** START Raw records **
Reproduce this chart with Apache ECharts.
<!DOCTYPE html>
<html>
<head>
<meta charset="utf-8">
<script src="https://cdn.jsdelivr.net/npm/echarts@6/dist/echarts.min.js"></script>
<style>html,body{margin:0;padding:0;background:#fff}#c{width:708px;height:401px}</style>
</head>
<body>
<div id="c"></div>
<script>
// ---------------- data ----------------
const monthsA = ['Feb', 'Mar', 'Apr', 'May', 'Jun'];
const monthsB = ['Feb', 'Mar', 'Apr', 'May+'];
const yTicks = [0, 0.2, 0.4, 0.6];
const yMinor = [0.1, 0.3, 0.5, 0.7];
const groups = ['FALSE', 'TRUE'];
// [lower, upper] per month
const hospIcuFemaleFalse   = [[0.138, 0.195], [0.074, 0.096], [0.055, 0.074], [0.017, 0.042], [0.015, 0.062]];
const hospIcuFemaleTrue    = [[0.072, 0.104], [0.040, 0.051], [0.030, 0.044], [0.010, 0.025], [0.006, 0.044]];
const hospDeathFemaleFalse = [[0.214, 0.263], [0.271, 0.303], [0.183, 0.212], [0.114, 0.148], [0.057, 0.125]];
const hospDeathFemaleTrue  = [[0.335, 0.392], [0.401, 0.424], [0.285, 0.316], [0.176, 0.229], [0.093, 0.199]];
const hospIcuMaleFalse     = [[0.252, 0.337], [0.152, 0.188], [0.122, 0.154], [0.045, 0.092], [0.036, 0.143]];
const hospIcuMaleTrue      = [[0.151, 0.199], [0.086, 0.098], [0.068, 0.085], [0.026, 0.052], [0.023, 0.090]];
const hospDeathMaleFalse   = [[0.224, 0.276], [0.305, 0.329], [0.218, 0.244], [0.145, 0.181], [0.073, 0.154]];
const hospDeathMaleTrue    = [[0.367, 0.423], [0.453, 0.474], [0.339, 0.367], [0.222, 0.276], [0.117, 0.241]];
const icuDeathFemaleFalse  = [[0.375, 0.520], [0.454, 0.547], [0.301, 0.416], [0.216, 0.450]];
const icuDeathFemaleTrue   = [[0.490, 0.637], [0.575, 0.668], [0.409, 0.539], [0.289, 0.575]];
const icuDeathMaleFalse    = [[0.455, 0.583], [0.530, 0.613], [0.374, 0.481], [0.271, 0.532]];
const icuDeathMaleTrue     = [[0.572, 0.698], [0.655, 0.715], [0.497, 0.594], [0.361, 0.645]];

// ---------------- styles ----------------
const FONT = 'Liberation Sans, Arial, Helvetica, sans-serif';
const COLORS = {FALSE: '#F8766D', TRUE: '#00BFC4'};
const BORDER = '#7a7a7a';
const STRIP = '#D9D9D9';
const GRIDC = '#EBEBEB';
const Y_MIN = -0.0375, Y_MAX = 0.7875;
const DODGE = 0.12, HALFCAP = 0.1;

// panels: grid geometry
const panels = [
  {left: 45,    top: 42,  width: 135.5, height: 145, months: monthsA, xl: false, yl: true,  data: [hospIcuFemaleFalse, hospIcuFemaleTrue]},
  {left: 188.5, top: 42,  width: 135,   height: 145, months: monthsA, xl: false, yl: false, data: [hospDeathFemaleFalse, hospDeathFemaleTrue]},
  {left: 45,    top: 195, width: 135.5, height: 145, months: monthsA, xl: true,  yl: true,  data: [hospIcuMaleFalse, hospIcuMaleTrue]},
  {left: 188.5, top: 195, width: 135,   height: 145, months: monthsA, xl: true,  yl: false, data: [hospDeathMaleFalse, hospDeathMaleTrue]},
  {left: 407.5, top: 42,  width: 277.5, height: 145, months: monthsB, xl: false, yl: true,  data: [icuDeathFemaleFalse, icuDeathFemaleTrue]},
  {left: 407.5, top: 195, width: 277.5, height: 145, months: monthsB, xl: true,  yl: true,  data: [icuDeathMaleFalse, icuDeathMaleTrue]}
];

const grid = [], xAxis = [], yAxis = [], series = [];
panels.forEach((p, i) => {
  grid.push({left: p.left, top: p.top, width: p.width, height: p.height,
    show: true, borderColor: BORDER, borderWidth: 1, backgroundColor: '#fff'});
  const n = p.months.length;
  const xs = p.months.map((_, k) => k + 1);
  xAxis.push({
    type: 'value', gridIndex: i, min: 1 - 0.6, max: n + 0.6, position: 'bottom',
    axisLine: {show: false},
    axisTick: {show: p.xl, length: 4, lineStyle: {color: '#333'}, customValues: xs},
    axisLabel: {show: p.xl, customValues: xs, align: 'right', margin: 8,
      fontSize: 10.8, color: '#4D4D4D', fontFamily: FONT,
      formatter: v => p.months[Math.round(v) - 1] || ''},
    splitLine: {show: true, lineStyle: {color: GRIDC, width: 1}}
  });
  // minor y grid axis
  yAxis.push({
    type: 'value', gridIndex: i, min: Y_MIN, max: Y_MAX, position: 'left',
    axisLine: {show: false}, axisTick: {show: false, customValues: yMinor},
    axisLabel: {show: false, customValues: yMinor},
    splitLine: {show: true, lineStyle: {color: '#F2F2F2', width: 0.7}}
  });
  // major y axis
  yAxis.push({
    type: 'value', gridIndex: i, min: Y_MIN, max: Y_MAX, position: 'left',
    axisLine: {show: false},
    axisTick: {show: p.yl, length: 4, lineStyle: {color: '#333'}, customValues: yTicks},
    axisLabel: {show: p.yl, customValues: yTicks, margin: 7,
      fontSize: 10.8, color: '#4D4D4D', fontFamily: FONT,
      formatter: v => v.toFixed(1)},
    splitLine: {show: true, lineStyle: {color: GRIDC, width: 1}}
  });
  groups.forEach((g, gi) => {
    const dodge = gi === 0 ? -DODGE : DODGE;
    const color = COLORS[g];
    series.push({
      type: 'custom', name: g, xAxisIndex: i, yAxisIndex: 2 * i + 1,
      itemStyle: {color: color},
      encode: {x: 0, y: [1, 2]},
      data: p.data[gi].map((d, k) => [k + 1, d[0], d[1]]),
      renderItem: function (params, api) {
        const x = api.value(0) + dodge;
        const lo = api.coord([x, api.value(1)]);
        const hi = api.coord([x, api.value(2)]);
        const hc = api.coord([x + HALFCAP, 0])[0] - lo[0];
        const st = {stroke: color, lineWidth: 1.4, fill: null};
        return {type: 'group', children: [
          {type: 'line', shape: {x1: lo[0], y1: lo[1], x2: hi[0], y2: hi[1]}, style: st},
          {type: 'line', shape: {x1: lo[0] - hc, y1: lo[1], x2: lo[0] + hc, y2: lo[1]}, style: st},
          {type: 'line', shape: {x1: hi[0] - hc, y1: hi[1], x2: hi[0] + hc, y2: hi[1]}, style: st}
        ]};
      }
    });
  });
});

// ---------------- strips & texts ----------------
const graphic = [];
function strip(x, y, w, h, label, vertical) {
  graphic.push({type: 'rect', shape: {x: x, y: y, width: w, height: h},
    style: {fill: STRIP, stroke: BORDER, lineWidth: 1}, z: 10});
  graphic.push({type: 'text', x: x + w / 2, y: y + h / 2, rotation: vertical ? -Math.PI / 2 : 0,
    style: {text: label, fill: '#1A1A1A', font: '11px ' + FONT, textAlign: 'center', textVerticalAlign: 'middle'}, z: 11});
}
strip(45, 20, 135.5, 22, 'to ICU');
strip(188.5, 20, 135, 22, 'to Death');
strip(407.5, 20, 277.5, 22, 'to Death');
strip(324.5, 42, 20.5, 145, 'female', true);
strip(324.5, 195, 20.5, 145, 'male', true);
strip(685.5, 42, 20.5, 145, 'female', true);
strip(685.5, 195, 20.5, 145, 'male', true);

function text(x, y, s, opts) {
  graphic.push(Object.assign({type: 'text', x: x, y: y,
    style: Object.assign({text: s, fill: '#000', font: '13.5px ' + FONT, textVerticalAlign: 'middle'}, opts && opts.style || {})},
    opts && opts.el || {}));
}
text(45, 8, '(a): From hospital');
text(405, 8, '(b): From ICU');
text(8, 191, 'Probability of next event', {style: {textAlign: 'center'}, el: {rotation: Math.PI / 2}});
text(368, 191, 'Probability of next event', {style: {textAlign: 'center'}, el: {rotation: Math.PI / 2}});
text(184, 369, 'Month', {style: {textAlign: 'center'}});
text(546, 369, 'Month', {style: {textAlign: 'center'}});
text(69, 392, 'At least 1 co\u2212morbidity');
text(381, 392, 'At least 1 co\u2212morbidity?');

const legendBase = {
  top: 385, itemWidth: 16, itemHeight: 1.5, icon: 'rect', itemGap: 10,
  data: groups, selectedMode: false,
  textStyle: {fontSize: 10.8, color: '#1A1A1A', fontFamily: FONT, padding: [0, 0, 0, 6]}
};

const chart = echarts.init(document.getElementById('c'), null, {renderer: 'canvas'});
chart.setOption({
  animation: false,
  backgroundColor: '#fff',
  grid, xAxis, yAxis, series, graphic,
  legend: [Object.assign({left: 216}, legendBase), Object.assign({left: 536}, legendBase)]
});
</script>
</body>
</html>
** END Raw records **
** START Raw records **
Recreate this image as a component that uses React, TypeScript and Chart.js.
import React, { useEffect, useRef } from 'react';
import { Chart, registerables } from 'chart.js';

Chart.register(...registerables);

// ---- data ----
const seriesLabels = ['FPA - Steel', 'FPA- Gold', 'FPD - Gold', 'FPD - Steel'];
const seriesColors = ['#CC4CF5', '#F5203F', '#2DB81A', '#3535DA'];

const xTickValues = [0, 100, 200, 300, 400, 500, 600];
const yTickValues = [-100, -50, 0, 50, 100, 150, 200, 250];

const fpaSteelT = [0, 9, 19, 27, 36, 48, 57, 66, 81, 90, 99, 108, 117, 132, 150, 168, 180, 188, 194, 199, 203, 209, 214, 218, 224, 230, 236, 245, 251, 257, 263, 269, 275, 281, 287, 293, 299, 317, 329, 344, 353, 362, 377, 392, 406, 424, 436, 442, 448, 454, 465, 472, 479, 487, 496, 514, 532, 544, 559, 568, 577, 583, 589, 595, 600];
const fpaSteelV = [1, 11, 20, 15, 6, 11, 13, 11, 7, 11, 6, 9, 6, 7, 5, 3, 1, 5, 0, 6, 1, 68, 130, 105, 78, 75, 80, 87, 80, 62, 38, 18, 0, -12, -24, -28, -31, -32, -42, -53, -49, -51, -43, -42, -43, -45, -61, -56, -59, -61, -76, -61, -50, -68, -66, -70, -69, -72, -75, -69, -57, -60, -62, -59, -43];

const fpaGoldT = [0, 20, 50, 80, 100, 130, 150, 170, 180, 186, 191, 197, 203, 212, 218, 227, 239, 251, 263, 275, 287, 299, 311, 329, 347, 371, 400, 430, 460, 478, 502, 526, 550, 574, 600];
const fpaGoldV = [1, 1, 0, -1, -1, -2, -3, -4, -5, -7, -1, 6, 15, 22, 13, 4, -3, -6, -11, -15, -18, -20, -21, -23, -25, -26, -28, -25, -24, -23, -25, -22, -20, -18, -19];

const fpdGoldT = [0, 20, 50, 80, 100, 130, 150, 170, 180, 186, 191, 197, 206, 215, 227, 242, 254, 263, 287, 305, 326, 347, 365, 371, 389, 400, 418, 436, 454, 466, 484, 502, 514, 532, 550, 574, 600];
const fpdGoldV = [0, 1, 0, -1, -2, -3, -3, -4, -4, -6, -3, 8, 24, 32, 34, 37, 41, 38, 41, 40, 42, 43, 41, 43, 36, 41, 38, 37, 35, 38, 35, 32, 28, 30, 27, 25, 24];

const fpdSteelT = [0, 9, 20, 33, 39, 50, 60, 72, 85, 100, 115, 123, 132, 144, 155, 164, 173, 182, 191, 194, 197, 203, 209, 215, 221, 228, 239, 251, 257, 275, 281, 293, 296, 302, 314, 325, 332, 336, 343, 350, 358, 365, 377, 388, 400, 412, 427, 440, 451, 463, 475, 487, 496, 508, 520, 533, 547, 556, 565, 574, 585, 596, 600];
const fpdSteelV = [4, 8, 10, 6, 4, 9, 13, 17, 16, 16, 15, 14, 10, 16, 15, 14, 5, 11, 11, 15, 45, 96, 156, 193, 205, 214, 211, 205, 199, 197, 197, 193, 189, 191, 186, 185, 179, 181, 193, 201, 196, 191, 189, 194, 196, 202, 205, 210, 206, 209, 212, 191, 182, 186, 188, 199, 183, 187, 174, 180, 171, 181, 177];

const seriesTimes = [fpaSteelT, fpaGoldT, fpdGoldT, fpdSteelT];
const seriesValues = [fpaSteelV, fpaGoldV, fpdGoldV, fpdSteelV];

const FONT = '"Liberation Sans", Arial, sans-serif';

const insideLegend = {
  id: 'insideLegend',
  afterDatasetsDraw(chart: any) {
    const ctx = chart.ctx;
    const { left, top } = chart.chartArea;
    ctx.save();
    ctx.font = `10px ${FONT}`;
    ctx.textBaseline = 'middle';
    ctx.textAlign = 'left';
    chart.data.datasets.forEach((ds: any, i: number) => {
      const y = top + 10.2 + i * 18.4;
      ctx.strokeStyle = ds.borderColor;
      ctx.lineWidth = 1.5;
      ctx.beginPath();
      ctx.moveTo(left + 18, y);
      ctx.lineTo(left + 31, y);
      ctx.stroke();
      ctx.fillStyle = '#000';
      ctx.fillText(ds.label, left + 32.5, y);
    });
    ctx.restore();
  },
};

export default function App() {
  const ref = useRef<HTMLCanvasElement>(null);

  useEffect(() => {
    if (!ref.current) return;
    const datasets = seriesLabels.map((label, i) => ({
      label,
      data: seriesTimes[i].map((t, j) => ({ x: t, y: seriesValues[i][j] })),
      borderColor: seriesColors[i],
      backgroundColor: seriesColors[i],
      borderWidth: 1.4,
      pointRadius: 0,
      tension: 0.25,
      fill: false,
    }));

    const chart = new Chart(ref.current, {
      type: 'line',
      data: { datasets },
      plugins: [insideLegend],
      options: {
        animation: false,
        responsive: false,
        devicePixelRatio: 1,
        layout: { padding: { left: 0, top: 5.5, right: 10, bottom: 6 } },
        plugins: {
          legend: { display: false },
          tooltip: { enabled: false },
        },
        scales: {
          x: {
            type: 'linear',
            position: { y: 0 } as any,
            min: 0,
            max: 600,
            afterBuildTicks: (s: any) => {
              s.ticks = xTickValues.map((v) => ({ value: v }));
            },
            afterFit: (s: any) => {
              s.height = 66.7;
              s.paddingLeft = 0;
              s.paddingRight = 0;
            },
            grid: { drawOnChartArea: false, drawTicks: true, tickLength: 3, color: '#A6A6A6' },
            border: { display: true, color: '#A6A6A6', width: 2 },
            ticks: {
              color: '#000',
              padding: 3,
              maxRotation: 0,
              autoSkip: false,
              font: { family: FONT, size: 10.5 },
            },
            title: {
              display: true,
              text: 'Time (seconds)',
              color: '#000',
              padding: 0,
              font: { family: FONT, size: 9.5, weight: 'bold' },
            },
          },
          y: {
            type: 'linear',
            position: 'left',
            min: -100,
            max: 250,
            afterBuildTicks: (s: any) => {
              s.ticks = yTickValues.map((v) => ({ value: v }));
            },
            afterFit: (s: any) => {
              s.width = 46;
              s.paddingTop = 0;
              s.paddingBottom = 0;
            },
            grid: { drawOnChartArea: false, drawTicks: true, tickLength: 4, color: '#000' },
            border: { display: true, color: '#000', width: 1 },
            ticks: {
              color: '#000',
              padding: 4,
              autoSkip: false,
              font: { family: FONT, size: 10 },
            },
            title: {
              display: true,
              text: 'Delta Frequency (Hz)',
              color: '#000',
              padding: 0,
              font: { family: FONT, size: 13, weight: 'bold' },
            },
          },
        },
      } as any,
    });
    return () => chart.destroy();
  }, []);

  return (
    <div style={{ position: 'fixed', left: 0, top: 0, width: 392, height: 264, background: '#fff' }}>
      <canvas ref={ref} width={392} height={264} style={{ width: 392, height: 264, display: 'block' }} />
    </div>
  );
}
** END Raw records **
● **Your objective**: Copy exactly the lines from the line with "Recreate this image" up to and including the line with "-62, -59, -43];", and no other lines.

● **Task result**:
Recreate this image as a component that uses React, TypeScript and Chart.js.
import React, { useEffect, useRef } from 'react';
import { Chart, registerables } from 'chart.js';

Chart.register(...registerables);

// ---- data ----
const seriesLabels = ['FPA - Steel', 'FPA- Gold', 'FPD - Gold', 'FPD - Steel'];
const seriesColors = ['#CC4CF5', '#F5203F', '#2DB81A', '#3535DA'];

const xTickValues = [0, 100, 200, 300, 400, 500, 600];
const yTickValues = [-100, -50, 0, 50, 100, 150, 200, 250];

const fpaSteelT = [0, 9, 19, 27, 36, 48, 57, 66, 81, 90, 99, 108, 117, 132, 150, 168, 180, 188, 194, 199, 203, 209, 214, 218, 224, 230, 236, 245, 251, 257, 263, 269, 275, 281, 287, 293, 299, 317, 329, 344, 353, 362, 377, 392, 406, 424, 436, 442, 448, 454, 465, 472, 479, 487, 496, 514, 532, 544, 559, 568, 577, 583, 589, 595, 600];
const fpaSteelV = [1, 11, 20, 15, 6, 11, 13, 11, 7, 11, 6, 9, 6, 7, 5, 3, 1, 5, 0, 6, 1, 68, 130, 105, 78, 75, 80, 87, 80, 62, 38, 18, 0, -12, -24, -28, -31, -32, -42, -53, -49, -51, -43, -42, -43, -45, -61, -56, -59, -61, -76, -61, -50, -68, -66, -70, -69, -72, -75, -69, -57, -60, -62, -59, -43];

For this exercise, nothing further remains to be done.